Mesure de front d'onde post-coronographique à haute précision pour l'imagerie à haut contraste : application sol et espace.

摘要

Performing an exoplanet direct detection means being able to image an object as faint as an extra-solar planet (10^6 to 10^10 times fainter to its host star) very close to its parent star (0,1’’ to 1’’). Such levels of contrasts can be achieved using a high-contrast imaging technique such as coronagraphy, which suppress most of the star light without modifying the signal coming from the planet. In the case of ground-based observation, coronagraphy must be coupled with an extreme adaptive optic loop (XAO) to compensate for the optical aberrations, especially the ones induced by the atmospheric turbulence, that strongly decreases the coronagraph performance. After compensation of the turbulence by the XAO loop and most of the star light removed by the coronagraph, the ultimate limitation of high contrast imaging systems lies in its quasi-static aberrations that creates a residual signal which limits the achievable contrast on the scientific detector.
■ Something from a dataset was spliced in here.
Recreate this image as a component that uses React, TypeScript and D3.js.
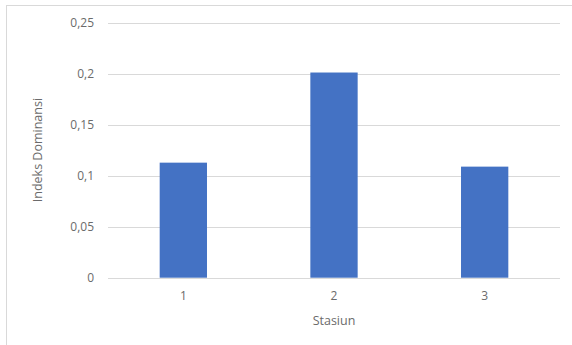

To increase the achievable contrast on the detector, these aberrations must be compensated for, ideally using focal plane data recorded from the scientific detector to avoid differential aberrations. The aim of this thesis was to develop a focal-plane wavefront sensor (WFS) dedicated to the estimation of quasi-static aberrations in high contrast imaging systems. This WFS, called COFFEE, consist in a extension of phase diversity to coronagraphic imaging systems. It estimates the aberrations both upstream and downstream of the coronagraph using coronagraphic focal plane images that differ from a known diversity aberrations introduced upstream of the coronagraph. During this research work, COFFEE has been developed, tested using numerical simulations, and demonstrated on an in-house bench. Considering the limitations of the estimation accuracy, COFFEE’s formalism has then been modified to allow it to estimate high frequencies aberrations with nanometric precision, even with an error on the diversity phase thanks to the use of a myopic estimation. Besides, COFFEE has been extended to the estimation of amplitude aberrations. This extended version of COFFEE has been successfully used on SPHERE to optimize the contrast on the scientific detector of the instrument using COFFEE in a dedicated compensation process. Lastly, a new compensation method relying on an energy minimization approach (Dark Hole) that can be used with COFFEE has been developed in order to reach very high contrast levels on the scientific detector.